Since I was a child it has been pointed out, regularly, that I don’t look very Italian, especially considering that my mom’s family is Sicilian. My dad’s family is Polish. I have fair skin which is about as Polish as I look. My hair is dark, my eyes are hazel, I have coloring like no Italian or Pole I’ve ever met but I figure with the clash of cultures there’s just some recessive gene stuff going on. I had a stylist who insisted that I had Italian hair without any conversation of heritage.
My Uncle Joe, my mom and their sister don’t look terribly Italian. They don’t look unItalian, but you wouldn’t picture them when someone tells you about the crazy Italian wedding they went to. I can’t really describe what they look like, but not Italian. My mom’s skin is more sallow than olive, but she does get a beautiful tan after only about 30 seconds in the sun. Her siblings, all except the youngest, have the same deal. They are fairly small and light in stature.
My cousin’s coloring is Irish. She gets that from her mom although she does have very dark, very curly hair. We look a bit alike in features although nothing about me is Irish. We’ve often mused that we don’t looks as Italian as we are. Especially since we each have one parent who is 100% Italian.

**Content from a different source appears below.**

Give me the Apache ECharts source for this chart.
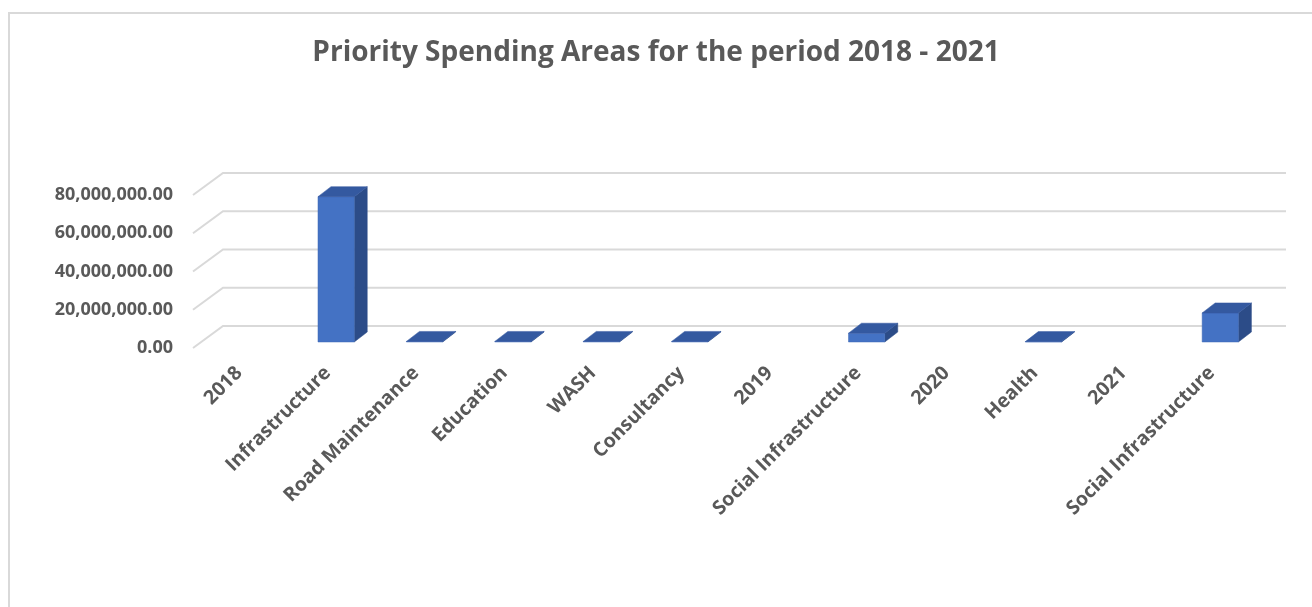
<!DOCTYPE html>
<html>
<head>
<meta charset="utf-8">
<title>Priority Spending Areas for the period 2018 - 2021</title>
<script src="https://cdn.jsdelivr.net/npm/echarts@6/dist/echarts.min.js"></script>
<style>
  html, body { margin: 0; padding: 0; background: #ffffff; }
  #chart { width: 1312px; height: 607px; }
</style>
</head>
<body>
<div id="chart"></div>
<script>
// Spending areas grouped under the year that introduces them
const categories = [
  '2018', 'Infrastructure', 'Road Maintenance', 'Education', 'WASH', 'Consultancy',
  '2019', 'Social Infrastructure', '2020', 'Health', '2021', 'Social Infrastructure'
];
const spending = [
  null, 76000000, 300000, 300000, 300000, 300000,
  null, 4600000, null, 200000, null, 15200000
];
const yTicks = [0, 20000000, 40000000, 60000000, 80000000];

// Oblique "3D" geometry (pixels)
const WALL_DX = 30, WALL_DY = -22;   // depth of the chart floor
const BAR_DX = 13, BAR_DY = -10;     // depth of each column
const BAR_RATIO = 0.41;              // column width / category width

const TEXT = '#595959';
const GRID = '#d9d9d9';

function fmtMoney(v) {
  const parts = Number(v).toFixed(2).split('.');
  parts[0] = parts[0].replace(/\B(?=(\d{3})+(?!\d))/g, ',');
  return parts.join('.');
}

// Back-wall gridlines with the diagonal return on the left side
function renderGridline(params, api) {
  const p = api.coord([0, api.value(1)]);
  const cs = params.coordSys;
  const x0 = cs.x - 2;
  const xr = cs.x + cs.width;
  return {
    type: 'polyline',
    silent: true,
    shape: { points: [[x0, p[1]], [x0 + WALL_DX, p[1] + WALL_DY], [xr + WALL_DX, p[1] + WALL_DY]] },
    style: { stroke: GRID, lineWidth: 2, fill: null }
  };
}

// Column drawn as front, top and side faces
function renderColumn(params, api) {
  const v = api.value(1);
  if (v == null || isNaN(v)) return;
  const idx = api.value(0);
  const base = api.coord([idx, 0]);
  const top = api.coord([idx, v]);
  const w = api.size([1, 0])[0] * BAR_RATIO;
  const ox = (WALL_DX - BAR_DX) / 2;
  const oy = (WALL_DY - BAR_DY) / 2;
  const x1 = base[0] - w / 2 + ox;
  const x2 = x1 + w;
  const yb = base[1] + oy;
  const yt = top[1] + oy;
  return {
    type: 'group',
    children: [
      {
        type: 'polygon',
        shape: { points: [[x2, yb], [x2, yt], [x2 + BAR_DX, yt + BAR_DY], [x2 + BAR_DX, yb + BAR_DY]] },
        style: { fill: '#2c4c88', stroke: '#2c4c88', lineWidth: 0.5 }
      },
      {
        type: 'rect',
        shape: { x: x1, y: yt, width: w, height: Math.max(yb - yt, 0) },
        style: { fill: '#4472c4', stroke: '#3e68b5', lineWidth: 0.5 }
      },
      {
        type: 'polygon',
        shape: { points: [[x1, yt], [x2, yt], [x2 + BAR_DX, yt + BAR_DY], [x1 + BAR_DX, yt + BAR_DY]] },
        style: { fill: '#3459a0', stroke: '#3459a0', lineWidth: 0.5 }
      }
    ]
  };
}

const chart = echarts.init(document.getElementById('chart'), null, { renderer: 'canvas' });

chart.setOption({
  backgroundColor: '#ffffff',
  animation: false,
  title: {
    text: 'Priority Spending Areas for the period 2018 - 2021',
    left: 'center',
    top: 34,
    textStyle: {
      fontFamily: 'Open Sans',
      fontWeight: 'bold',
      fontSize: 28,
      color: TEXT
    }
  },
  graphic: [{
    type: 'rect',
    silent: true,
    shape: { x: 9, y: 13, width: 1400, height: 700 },
    style: { fill: null, stroke: GRID, lineWidth: 2 }
  }],
  grid: { left: 195, right: 56, top: 195, bottom: 259, containLabel: false },
  xAxis: {
    type: 'category',
    data: categories,
    boundaryGap: true,
    axisLine: { show: false },
    axisTick: { show: false },
    splitLine: { show: false },
    axisLabel: {
      interval: 0,
      rotate: 45,
      margin: 22,
      fontFamily: 'Open Sans',
      fontWeight: 'bold',
      fontSize: 19.5,
      color: TEXT
    }
  },
  yAxis: {
    type: 'value',
    min: 0,
    max: 80000000,
    interval: 20000000,
    axisLine: { show: false },
    axisTick: { show: false },
    splitLine: { show: false },
    axisLabel: {
      margin: 22,
      padding: [6, 0, 0, 0],
      fontFamily: 'Open Sans',
      fontWeight: 'bold',
      fontSize: 18,
      color: TEXT,
      formatter: fmtMoney
    }
  },
  series: [
    {
      type: 'custom',
      name: 'gridlines',
      silent: true,
      z: 1,
      renderItem: renderGridline,
      data: yTicks.map(v => [0, v])
    },
    {
      type: 'custom',
      name: 'Spending',
      z: 2,
      renderItem: renderColumn,
      data: spending.map((v, i) => [i, v])
    }
  ]
});
</script>
</body>
</html>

Since retiring from the FBI my uncle has developed an interest in learning more about my family. We are an interesting clan with a storied and, at times, Lifetime movie quality history. There’s my grant aunt Josephine (the most famous character in my family), and political intrigue. There’s a vineyard and some gangsters. Unfortunately, there are many gaps in our oral history so with an aging population of elders my uncle has decided to take on the task of collecting both first and second hand accounts from my living relatives and using outside help to fill in the blanks.
“Your Uncle Joe did a DNA test,” despite my brain going there I knew it couldn’t be paternity or some sort of criminal charge, “it tells you your ethnic makeup”

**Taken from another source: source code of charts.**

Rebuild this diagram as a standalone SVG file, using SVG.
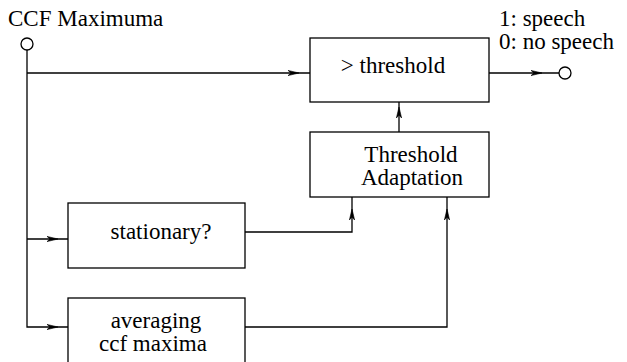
<svg xmlns="http://www.w3.org/2000/svg" xmlns:xlink="http://www.w3.org/1999/xlink" width="627" height="362" viewBox="0 0 627 362">
<style>
.box{fill:#fff;stroke:#000;stroke-width:1.3}
.ln{fill:none;stroke:#000;stroke-width:1.3}
.t{font-family:"Liberation Serif","Times New Roman",serif;font-size:23px;fill:#000}
.m{text-anchor:middle}
.ah{fill:#000;stroke:#000;stroke-width:0.6}
.port{fill:#fff;stroke:#000;stroke-width:1.3}
</style>
<defs>
<path id="arr" class="ah" d="M0,0 L-11,-2.6 L-8,0 L-11,2.6 Z"/>
</defs>
<g id="input">
<circle class="port" cx="27" cy="44" r="6"/>
<text class="t" x="8" y="26">CCF Maximuma</text>
</g>
<g id="output">
<circle class="port" cx="565" cy="73" r="6"/>
<text class="t" x="499" y="26">1: speech</text>
<text class="t" x="499" y="49">0: no speech</text>
</g>
<g id="threshold">
<rect class="box" x="310" y="38" width="179" height="64"/>
<text class="t m" x="393" y="73">&gt; threshold</text>
</g>
<g id="adaptation">
<rect class="box" x="310" y="132" width="179" height="65"/>
<text class="t m" x="411" y="162">Threshold</text>
<text class="t m" x="412" y="185">Adaptation</text>
</g>
<g id="stationary">
<rect class="box" x="68" y="203" width="177" height="65"/>
<text class="t m" x="161" y="239">stationary?</text>
</g>
<g id="averaging">
<rect class="box" x="68" y="298" width="177" height="70"/>
<text class="t m" x="156" y="328">averaging</text>
<text class="t m" x="153" y="351">ccf maxima</text>
</g>
<g id="connectors">
<path class="ln" d="M27,50 V327 H68"/>
<path class="ln" d="M27,73 H310"/>
<path class="ln" d="M27,239 H68"/>
<path class="ln" d="M489,73 H559"/>
<path class="ln" d="M399,132 V102"/>
<path class="ln" d="M245,232 H352 V197"/>
<path class="ln" d="M245,327 H447 V197"/>
<use xlink:href="#arr" transform="translate(299,73)"/>
<use xlink:href="#arr" transform="translate(542,73)"/>
<use xlink:href="#arr" transform="translate(58,239)"/>
<use xlink:href="#arr" transform="translate(58,327)"/>
<use xlink:href="#arr" transform="translate(399,107) rotate(-90)"/>
<use xlink:href="#arr" transform="translate(352,209) rotate(-90)"/>
<use xlink:href="#arr" transform="translate(447,209) rotate(-90)"/>
</g>
</svg>
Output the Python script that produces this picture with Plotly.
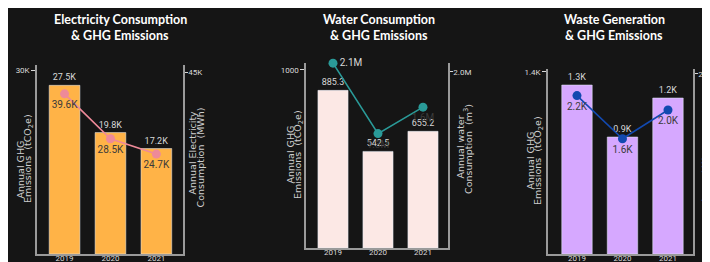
import plotly.graph_objects as go

years = ["2019", "2020", "2021"]

elec_ghg = [27500, 19800, 17200]          # tCO2e
elec_mwh = [39600, 28500, 24700]          # MWh
water_ghg = [885.3, 542.5, 655.2]         # tCO2e
water_m3 = [2.1e6, 1.3e6, 1.6e6]          # m3
waste_ghg = [1300, 900, 1200]             # tCO2e
waste_t = [2200, 1600, 2000]              # tonne

p1_left_tick, p1_left_lbl = [30000], ["30K"]
p1_right_tick, p1_right_lbl = [45000], ["45K"]
p2_left_tick, p2_left_lbl = [1000], ["1000"]
p2_right_tick, p2_right_lbl = [2.0e6], ["2.0M"]
p3_left_tick, p3_left_lbl = [1400], ["1.4K"]
p3_right_tick, p3_right_lbl = [2500], ["2.5K"]

def k(v):
    return f"{v/1000:.1f}K"

def m(v):
    return f"{v/1e6:.1f}M"

W, H = 710, 262
BG = "#151515"
AX = "#9a9a9a"
LIGHT = "#d8d8d8"
DARK = "#3a3a3a"
FONT = "Lato"
TFONT = "Roboto"
AFONT = "DejaVu Sans"
NB = "\u00a0"

fig = go.Figure()

panels = [
    dict(bars=elec_ghg, line=elec_mwh, blbl=[k(v) for v in elec_ghg], llbl=[k(v) for v in elec_mwh],
         bcol="#FFB347", lcol="#EE8A99", lpos=["bottom center"] * 3, lfont=[DARK] * 3,
         x0=29, x1=175, yb=246, yt=57, lr=30815, rr=46731,
         lt=(p1_left_tick, p1_left_lbl), rt=(p1_right_tick, p1_right_lbl), xr=[-0.6, 2.58]),
    dict(bars=water_ghg, line=water_m3, blbl=[f"{v:.1f}" for v in water_ghg], llbl=[m(v) for v in water_m3],
         bcol="#FCE8E5", lcol="#2A9A98", lpos=["middle right", "bottom center", "bottom center"],
         lfont=[LIGHT, DARK, DARK],
         x0=298, x1=440, yb=240, yt=55, lr=1039, rr=2.102e6,
         lt=(p2_left_tick, p2_left_lbl), rt=(p2_right_tick, p2_right_lbl), xr=[-0.6, 2.556]),
    dict(bars=waste_ghg, line=waste_t, blbl=[k(v) for v in waste_ghg], llbl=[k(v) for v in waste_t],
         bcol="#D6A8FF", lcol="#1249B0", lpos=["bottom center"] * 3, lfont=[DARK] * 3,
         x0=540, x1=685, yb=246, yt=61, lr=1423, rr=2569,
         lt=(p3_left_tick, p3_left_lbl), rt=(p3_right_tick, p3_right_lbl), xr=[-0.637, 2.55]),
]

layout = {}
for i, p in enumerate(panels):
    xa = f"x{'' if i == 0 else i + 1}"
    yl = f"y{2 * i + 1 if i else ''}"
    yr = f"y{2 * i + 2}"
    fig.add_trace(go.Bar(
        x=years, y=p["bars"], xaxis=xa, yaxis=yl, marker_color=p["bcol"], width=0.67,
        text=p["blbl"], textposition="outside", cliponaxis=False,
        outsidetextfont=dict(family=TFONT, size=9, color=LIGHT), showlegend=False))
    fig.add_trace(go.Scatter(
        x=years, y=p["line"], xaxis=xa, yaxis=yr, mode="lines+markers+text",
        line=dict(color=p["lcol"], width=1.6), marker=dict(size=9, color=p["lcol"]),
        text=p["llbl"], textposition=p["lpos"], cliponaxis=False,
        textfont=dict(family=TFONT, size=10, color=p["lfont"]), showlegend=False))
    xd = [p["x0"] / W, p["x1"] / W]
    yd = [1 - p["yb"] / H, 1 - p["yt"] / H]
    xkey = "xaxis" if i == 0 else f"xaxis{i + 1}"
    ylkey = "yaxis" if i == 0 else f"yaxis{2 * i + 1}"
    yrkey = f"yaxis{2 * i + 2}"
    layout[xkey] = dict(domain=xd, anchor=yl, range=p["xr"], type="category",
                        showline=True, linecolor=AX, linewidth=1.5, showgrid=False,
                        ticks="", ticklen=0, ticklabelstandoff=-4,
                        tickfont=dict(family=TFONT, size=8, color=LIGHT), fixedrange=True)
    layout[ylkey] = dict(domain=yd, anchor=xa, range=[0, p["lr"]], showline=True, linecolor=AX,
                         linewidth=1.5, showgrid=False, zeroline=False,
                         tickvals=p["lt"][0], ticktext=p["lt"][1], ticks="outside", ticklen=4,
                         tickcolor=LIGHT, tickwidth=1.2,
                         tickfont=dict(family=TFONT, size=8, color=LIGHT))
    layout[yrkey] = dict(domain=yd, anchor=xa, overlaying=yl, side="right", range=[0, p["rr"]],
                         showline=True, linecolor=AX, linewidth=1.5, showgrid=False, zeroline=False,
                         tickvals=p["rt"][0], ticktext=p["rt"][1], ticks="outside", ticklen=3,
                         tickcolor=LIGHT, tickwidth=1.2, ticklabelstandoff=-1,
                         tickfont=dict(family=TFONT, size=8, color=LIGHT))

titles = [
    ("Electricity Consumption", "& GHG Emissions", 112),
    ("Water Consumption", "& GHG Emissions", 371),
    ("Waste Generation", "& GHG Emissions", 606),
]
ann = []
for t1, t2, cx in titles:
    for txt, cy in ((t1, 12), (t2, 27)):
        ann.append(dict(text=txt, x=cx / W, y=1 - cy / H, xref="paper", yref="paper", showarrow=False,
                        font=dict(family=FONT, size=12.5, color="white", weight="bold"),
                        xanchor="center", yanchor="middle"))

ghg2 = f"Emissions{NB}{NB}(tCO<sub>2</sub>e)"
axis_titles = [
    ("Annual GHG", 11.5, 162), (ghg2, 20, 151),
    ("Annual Electricity", 183.5, 145), (f"Consumption{NB}{NB}(MWh)", 191.5, 149),
    ("Annual GHG", 281.5, 147), (ghg2, 290, 147),
    ("Annual water", 451.5, 139), (f"Consumption{NB}{NB}(m<sup>3</sup>)", 460, 141),
    ("Annual GHG", 521.5, 153), (ghg2, 530, 153),
    ("Annual Waste", 696.5, 163), (f"Generation{NB}{NB}(tonne)", 705, 160),
]
for txt, cx, cy in axis_titles:
    ann.append(dict(text=txt, x=cx / W, y=1 - cy / H, xref="paper", yref="paper", showarrow=False,
                    textangle=-90, font=dict(family=AFONT, size=9.5, color="#cfcfcf"),
                    xanchor="center", yanchor="middle"))

fig.update_layout(
    width=W, height=H, margin=dict(l=0, r=0, t=0, b=0),
    paper_bgcolor=BG, plot_bgcolor=BG, bargap=0.3, annotations=ann, **layout)

fig.write_html("out.html")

“Wait, what are you 38%?” I almost joked that she was was still overwhelmingly —
Silence. I could hear it, the crumbling of my mother’s personal identity. And I knew that while we were laughing she was also lost. Italian is who she is. Or was.
“Shit. What’s the other 72%?”
“Middle Eastern,” she began matter-of-factly, “Syria, Jordan, Saudi Arabia, Iran, Azerbaijan, Turkey,”
“Ma, you’ve got centuries of empires coming and going, of course no one is going to be purely anything, well, except Naomi,”
This didn’t help. My mom and my Dutch exchange student had forged a bond which I attributed to Naomi’s being as 100% Dutch as my mom was Italian, “And everyone in your family knows the Italian heritage because they’re all there. That’s what makes you Italian. Just like what makes me American is that it’s where I and most of us are.”
“I guess,” she chewed on that a little, needing something to grasp onto. Her entire family is all from (and still in) a tiny village on Sicily. They are as Italian as Italian can be. It’s all they know.
The conversation was uncharacteristically silent. I had no clue where to go next although my urge was to make a ridiculously off color joke about my sister. She once prided herself on pointing out that technically she was not Polish (latching onto the Polish people are dumb stereotype) due to her being adopted.
“Maybe this is why I like Middle Eastern food so much…?” She grasped at straws, “I love that Wild Fig.”
“That makes sense.” I gave it to her.
“DON’T tell your sister,” I laughed and let it go; I could hear the guilt behind the 38%-serious comment.